Data excerpt:
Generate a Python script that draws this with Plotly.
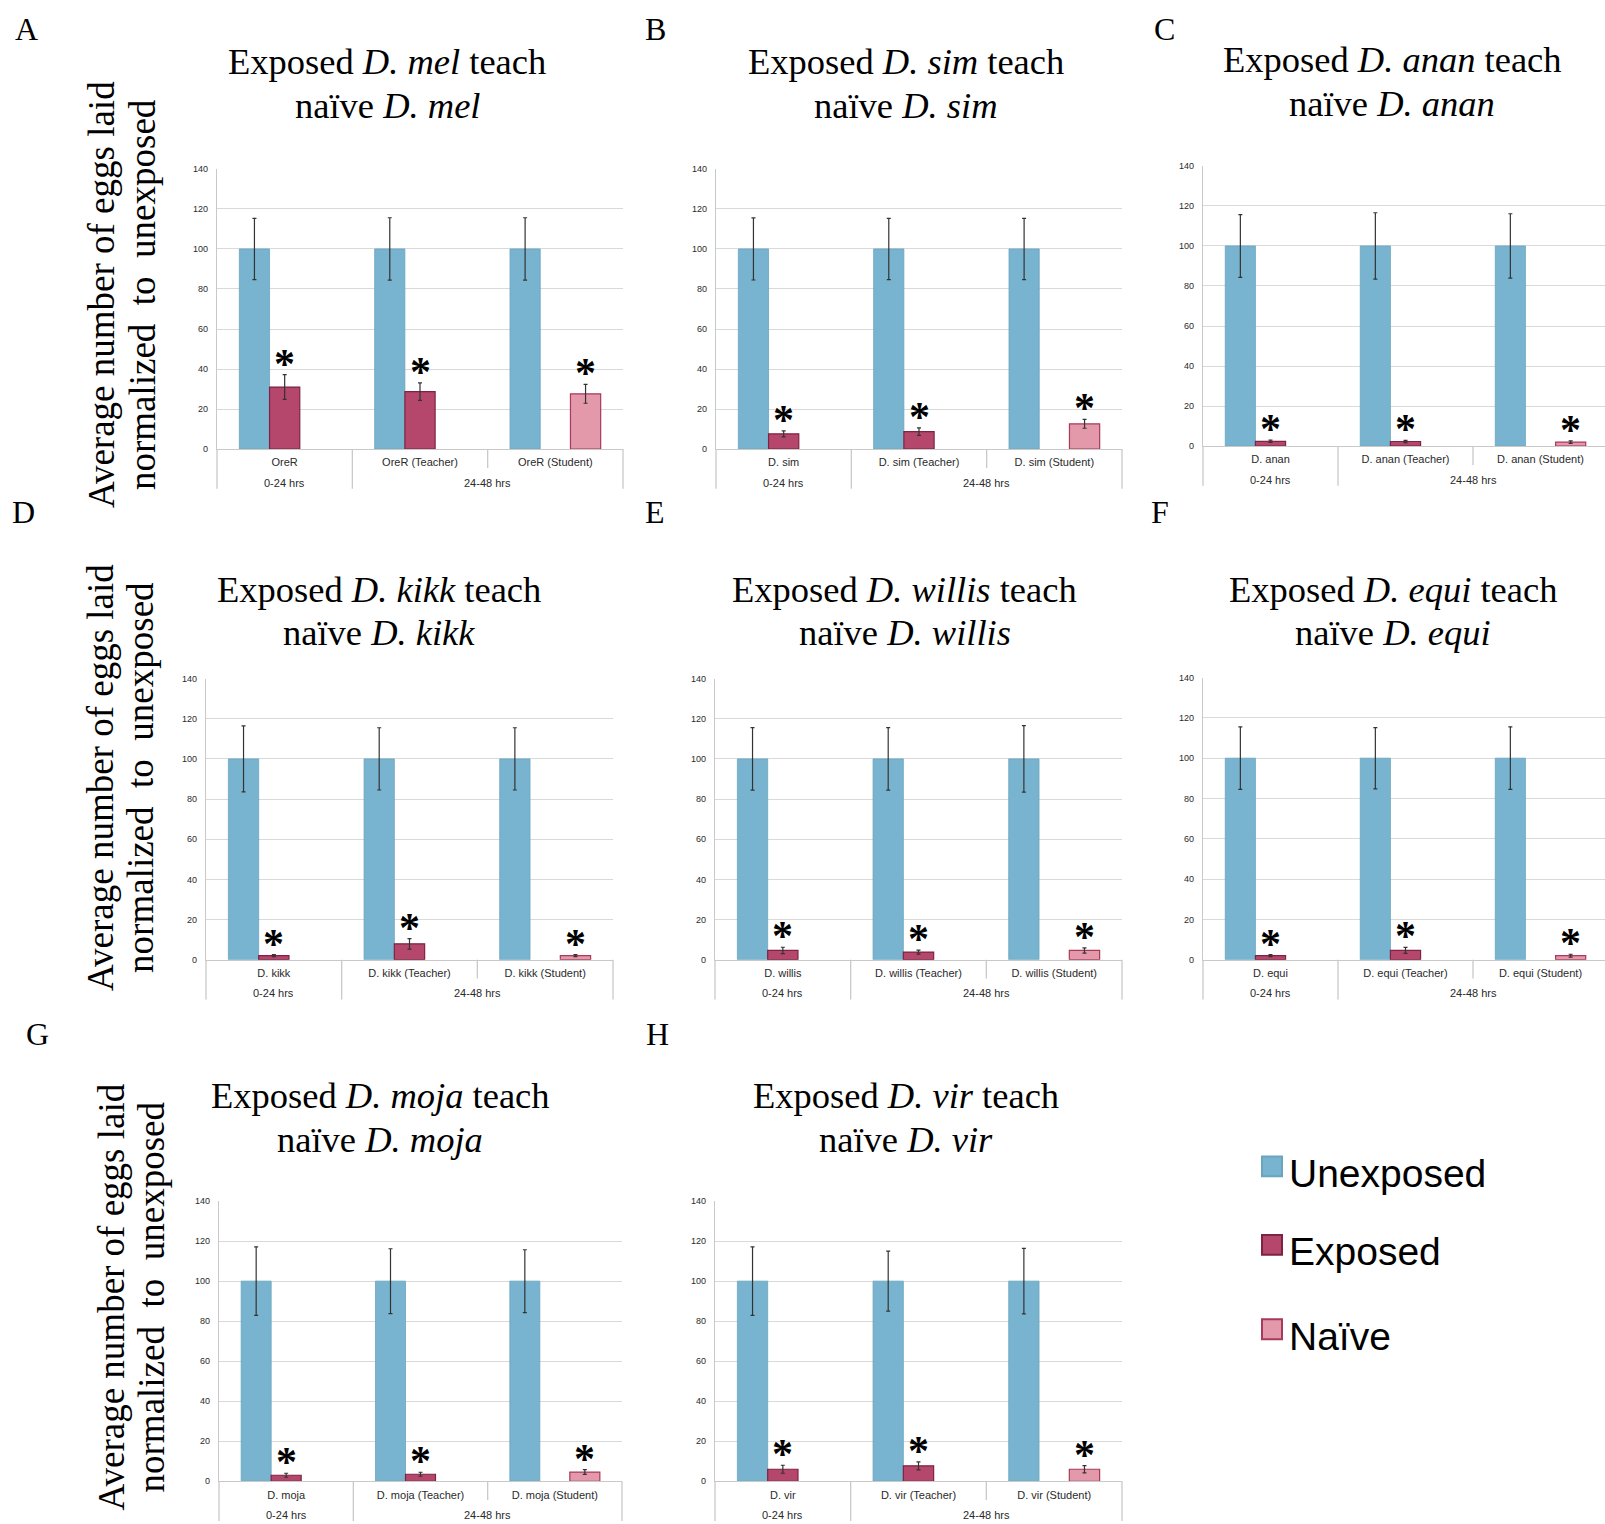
import plotly.graph_objects as go

FIG_W, FIG_H = 1605, 1524

# ---------------------------------------------------------------- data
panel_letters = ["A", "B", "C", "D", "E", "F", "G", "H"]
title_species = ["D. mel", "D. sim", "D. anan", "D. kikk",
                 "D. willis", "D. equi", "D. moja", "D. vir"]
strain_labels = ["OreR", "D. sim", "D. anan", "D. kikk",
                 "D. willis", "D. equi", "D. moja", "D. vir"]
role_suffixes = ["", " (Teacher)", " (Student)"]
time_windows = ["0-24 hrs", "24-48 hrs"]          # outer category row
time_window_span = [[0, 0], [1, 2]]                # categories under each window

# eggs laid, normalized to the unexposed condition (= 100)
unexposed = [
    [100, 100, 100], [100, 100, 100], [100, 100, 100], [100, 100, 100],
    [100, 100, 100], [100, 100, 100], [100, 100, 100], [100, 100, 100],
]
unexposed_err = [
    [15.3, 15.6, 15.6],
    [15.5, 15.3, 15.3],
    [15.7, 16.6, 16.1],
    [16.4, 15.5, 15.5],
    [15.6, 15.6, 16.6],
    [15.5, 15.2, 15.5],
    [17.1, 16.2, 15.7],
    [17.1, 15.0, 16.4],
]
# exposed flies: 0-24 hrs and 24-48 hrs (teacher)
exposed = [[31.0, 28.7], [7.6, 8.7], [2.4, 2.3], [2.0, 7.9],
           [4.6, 3.8], [2.0, 4.6], [3.0, 3.5], [6.0, 7.7]]
exposed_err = [[6.2, 4.4], [1.5, 1.9], [0.6, 0.6], [0.5, 2.6],
               [1.6, 1.0], [0.5, 1.5], [1.0, 1.0], [2.0, 2.0]]
# naive flies taught by the exposed teachers (student)
naive = [27.6, 12.6, 2.0, 2.0, 4.6, 2.0, 4.6, 6.0]
naive_err = [4.7, 2.2, 0.6, 0.5, 1.3, 0.7, 1.2, 1.8]

legend_names = ["Unexposed", "Exposed", "Naïve"]

# ---------------------------------------------------------------- style
BLUE, BLUE_EDGE = "#78b4cf", "#6aa4bf"
RED, RED_EDGE = "#b4476b", "#7d2343"
PINK, PINK_EDGE = "#e399aa", "#a83a5c"
AXIS_GREY = "#c9c9c9"
GRID_GREY = "#d9d9d9"
ERR_COLOR = "#333333"
LABEL_COLOR = "#2a2a2a"
SERIF = "Liberation Serif, Times New Roman, serif"
SANS = "Liberation Sans, Arial, Helvetica, sans-serif"
BARGAP = 0.33
SLOT = (1 - BARGAP) / 3

# plot-area boxes in pixels: (left, right, top, bottom)
plot_boxes = [
    (217, 623, 165, 447),
    (716, 1122, 165, 447),
    (1203, 1608, 162, 444),
    (206, 613, 678, 961),
    (715, 1122, 678, 961),
    (1203, 1608, 677, 961),
    (219, 622, 1204, 1486),
    (715, 1122, 1204, 1486),
]
title_centers = [(387, 57), (906, 57), (1392, 55),
                 (379, 588), (905, 588), (1393, 588),
                 (380, 1098), (906, 1098)]
letter_pos = [(26, 24), (655, 24), (1164, 24),
              (23, 510), (655, 510), (1160, 510),
              (37, 1036), (657, 1036)]
# (x of line 1, x of line 2, vertical centre) for each row's y title
ytitle_rows = [(101, 142, 292), (101, 141, 778), (111, 151, 1301)]
TITLE_LINE_GAP = 44
OUTER_LABEL_DROP = 34      # px below the zero line
DIVIDER_FULL = 40          # px, dividers between time windows
DIVIDER_INNER = 19         # px, divider between teacher / student


def px(x):
    return x / FIG_W


def py(y):
    return 1 - y / FIG_H


def err_style(values):
    return dict(type="data", array=values, visible=True,
                color=ERR_COLOR, thickness=1.2, width=2)


fig = go.Figure()
layout = dict(
    width=FIG_W, height=FIG_H, autosize=False,
    margin=dict(l=0, r=0, t=0, b=0),
    paper_bgcolor="white", plot_bgcolor="white",
    barmode="group", bargap=BARGAP, bargroupgap=0,
    showlegend=False,
)
annotations = []
shapes = []

for i in range(8):
    sfx = "" if i == 0 else str(i + 1)
    xa, ya = "x" + sfx, "y" + sfx
    cats = [strain_labels[i] + r for r in role_suffixes]

    fig.add_trace(go.Bar(
        x=cats, y=unexposed[i], name=legend_names[0],
        marker=dict(color=BLUE, line=dict(color=BLUE_EDGE, width=0.8)),
        error_y=err_style(unexposed_err[i]), xaxis=xa, yaxis=ya,
    ))
    fig.add_trace(go.Bar(
        x=cats, y=exposed[i] + [None], name=legend_names[1],
        marker=dict(color=RED, line=dict(color=RED_EDGE, width=1.2)),
        error_y=err_style(exposed_err[i] + [0]), xaxis=xa, yaxis=ya,
    ))
    fig.add_trace(go.Bar(
        x=cats, y=[None, None, naive[i]], name=legend_names[2],
        marker=dict(color=PINK, line=dict(color=PINK_EDGE, width=1.2)),
        error_y=err_style([0, 0, naive_err[i]]), xaxis=xa, yaxis=ya,
    ))

    x0, x1, yt, yb = plot_boxes[i]
    ph = yb - yt
    vis_x1 = min(x1, FIG_W)
    frac = (vis_x1 - x0) / (x1 - x0)
    clipped_right = frac < 1
    layout["xaxis" + sfx] = dict(
        domain=[px(x0), px(vis_x1)], anchor=ya, type="category",
        range=[-0.5, -0.5 + 3 * frac],
        showgrid=False, showline=True, linecolor=AXIS_GREY, linewidth=1.3,
        zeroline=False, ticks="", ticklabelstandoff=3,
        tickfont=dict(family=SANS, size=11, color=LABEL_COLOR),
        fixedrange=True,
    )
    layout["yaxis" + sfx] = dict(
        domain=[py(yb), py(yt)], anchor=xa, range=[0, 140],
        tickmode="array", tickvals=[0, 20, 40, 60, 80, 100, 120, 140],
        showgrid=True, gridcolor=GRID_GREY, gridwidth=1.3,
        showline=True, linecolor=AXIS_GREY, linewidth=1.3, zeroline=False,
        ticks="", ticklabelstandoff=6,
        tickfont=dict(family=SANS, size=9, color=LABEL_COLOR),
        fixedrange=True,
    )

    # outer category row: time windows
    for label, (c0, c1) in zip(time_windows, time_window_span):
        annotations.append(dict(
            x=(c0 + c1) / 2, y=-OUTER_LABEL_DROP / ph, xref=xa,
            yref=ya + " domain", text=label, showarrow=False,
            xanchor="center", yanchor="middle",
            font=dict(family=SANS, size=11, color=LABEL_COLOR),
        ))

    # category dividers below the zero line
    edge_refs = [0] if clipped_right else [0, 1]
    for e in edge_refs:
        shapes.append(dict(
            type="line", xref=xa + " domain", yref=ya + " domain",
            x0=e, x1=e, y0=0, y1=-DIVIDER_FULL / ph,
            line=dict(color=AXIS_GREY, width=1.3),
        ))
    shapes.append(dict(
        type="line", xref=xa, yref=ya + " domain",
        x0=0.5, x1=0.5, y0=0, y1=-DIVIDER_FULL / ph,
        line=dict(color=AXIS_GREY, width=1.3),
    ))
    shapes.append(dict(
        type="line", xref=xa, yref=ya + " domain",
        x0=1.5, x1=1.5, y0=0, y1=-DIVIDER_INNER / ph,
        line=dict(color=AXIS_GREY, width=1.3),
    ))

    # significance stars above the exposed / naive bars
    star_pts = [(0, exposed[i][0] + exposed_err[i][0]),
                (1, exposed[i][1] + exposed_err[i][1]),
                (2 + SLOT, naive[i] + naive_err[i])]
    for sx, sy in star_pts:
        annotations.append(dict(
            x=sx, y=sy, xref=xa, yref=ya, text="<b>*</b>", showarrow=False,
            xanchor="center", yanchor="middle", yshift=11,
            font=dict(family=SERIF, size=42, color="black"),
        ))

    # two-line panel title
    cx, cy = title_centers[i]
    sp = title_species[i]
    annotations.append(dict(
        x=px(cx), y=py(cy), xref="paper", yref="paper", showarrow=False,
        text=f"Exposed <i>{sp}</i> teach", xanchor="center", yanchor="middle",
        font=dict(family=SERIF, size=36.5, color="black"),
    ))
    annotations.append(dict(
        x=px(cx), y=py(cy + TITLE_LINE_GAP), xref="paper", yref="paper",
        showarrow=False, text=f"naïve <i>{sp}</i>",
        xanchor="center", yanchor="middle",
        font=dict(family=SERIF, size=36.5, color="black"),
    ))

    # panel letter
    lx, ly = letter_pos[i]
    annotations.append(dict(
        x=px(lx), y=py(ly), xref="paper", yref="paper", showarrow=False,
        text=panel_letters[i], xanchor="center", yanchor="middle",
        font=dict(family=SERIF, size=32, color="black"),
    ))

# shared y-axis title for each row
for lx1, lx2, cy in ytitle_rows:
    annotations.append(dict(
        x=px(lx1), y=py(cy), xref="paper", yref="paper", showarrow=False,
        text="Average number of eggs laid", textangle=-90,
        xanchor="center", yanchor="middle",
        font=dict(family=SERIF, size=37, color="black"),
    ))
    annotations.append(dict(
        x=px(lx2), y=py(cy), xref="paper", yref="paper", showarrow=False,
        text="normalized  to  unexposed", textangle=-90,
        xanchor="center", yanchor="middle",
        font=dict(family=SERIF, size=37, color="black"),
    ))

# legend block drawn as swatches + labels
legend_rows = [(1169, BLUE, BLUE_EDGE), (1248, RED, RED_EDGE), (1333, PINK, PINK_EDGE)]
for name, (cy, fill, edge) in zip(legend_names, legend_rows):
    shapes.append(dict(
        type="rect", xref="paper", yref="paper",
        x0=px(1262), x1=px(1282), y0=py(cy + 10), y1=py(cy - 10),
        fillcolor=fill, line=dict(color=edge, width=2),
    ))
    annotations.append(dict(
        x=px(1287), y=py(cy + 7), xref="paper", yref="paper", showarrow=False,
        text=name, xanchor="left", yanchor="middle",
        font=dict(family=SANS, size=39, color="black"),
    ))

layout["annotations"] = annotations
layout["shapes"] = shapes
fig.update_layout(**layout)

fig.write_html("out.html")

Direction: From the first line of the material down to the line containing "time_window_span = [[0, 0], [1, 2]]", inclusive, return each line exactly, skipping any picture.

Complete response:
Generate a Python script that draws this with Plotly.
import plotly.graph_objects as go

FIG_W, FIG_H = 1605, 1524

# ---------------------------------------------------------------- data
panel_letters = ["A", "B", "C", "D", "E", "F", "G", "H"]
title_species = ["D. mel", "D. sim", "D. anan", "D. kikk",
                 "D. willis", "D. equi", "D. moja", "D. vir"]
strain_labels = ["OreR", "D. sim", "D. anan", "D. kikk",
                 "D. willis", "D. equi", "D. moja", "D. vir"]
role_suffixes = ["", " (Teacher)", " (Student)"]
time_windows = ["0-24 hrs", "24-48 hrs"]          # outer category row
time_window_span = [[0, 0], [1, 2]]                # categories under each window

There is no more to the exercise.